The Newt U sessions, which are streamed and archived online and Gingrich has vowed to continue, have been heavy on politicians, and the policy experts were just as eager to snipe at President Barack Obama’s administration.

On Monday, John C. Goodman of the free-market-advocating National Center for Policy Analysis approached touchy territory when he attacked the health care system in Massachusetts — where near-universal insurance coverage was an innovation Romney signed as governor — but he also gave a point-by-point takedown of Obama’s health care law.

“Personalized medicine is where science is going,” Goodman said. “Cookbook medicine is where Obama is going.”

Gingrich used the seminars to reinforce and flesh out some of his favorite campaign trail topics. On Monday, he attacked the “elite media” and emphasized the need for Republicans to be “cheerful and positive” when talking about Medicare. On Wednesday, he invited U.S. Sen. John Hoeven and oil tycoon Harold Hamm to talk about North Dakota’s oil-based boom.
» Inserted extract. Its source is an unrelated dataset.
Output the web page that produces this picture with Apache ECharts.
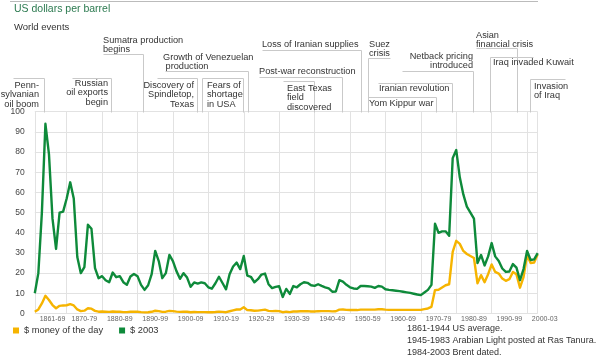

“What he said on the stump is what he’s been saying for 30 years, so you can kind of expect that it’s going to keep repeating itself,” said Bob Walker, a 10-term Pennsylvania congressman who served under Gingrich’s leadership and became a close adviser to his presidential bid. “But he’s clearly an enthusiastic supporter of Gov. Romney now, and we’re taking a lot of ideas we’ve developed over a long, long time and putting them to work in the Romney campaign.”

Key Romney advisers spoke at Newt U, and elected leaders who had shied away from supporting Gingrich during the primary were more than willing to praise the non-candidate’s smarts and leadership.

“Newt’s been the guy for my lifetime, and for him to continue to be the policy heavyweight for our party is very, very important for our election and also for future elections,” said U.S. Rep. Aaron Schock of Illinois, who endorsed Romney during the primary.

The same was true of some members of the crowd. Mary Ann Waldenmeyer of Leawood, Kansas, was a Romney supporter during the primary but still a longtime Gingrich fan who saw him do a seminar on education at the 2008 GOP convention.

“He’s a very intelligent man,” Waldenmeyer said.

Some of his primary backers showed up as well, including Dave Sargent of Chittenden, Vt.

“He’s very forward-thinking,” Sargent said. “He’s also able to look and see what happened in the past, too, and put them together.”

In January in another hotel ballroom up the road in Orlando, Gingrich took the most decisive defeat of his primary campaign, buried in an avalanche of negative advertising from a Romney-aligned super PAC. Gingrich accused Romney and his allies of lying about his record and at times seemed embittered by the experience.

But at Newt U, the Democrats are the liars. Gingrich described the twin goals of the sessions as “creating a fact-based campaign” and “developing a new generation of solutions.”

Asked by Scarborough how he could put the personal attacks behind him, Gingrich professed his love and respect for the American political system itself, and offered a joke.

“I threw a kitchen sink at him; I was fairly tough on Romney,” Gingrich said. “He had a bigger kitchen.”

Gingrich added: “If I had become the nominee, I don’t think he would have done Romney U, but I would have asked him to become finance chairman. We all have certain strengths.”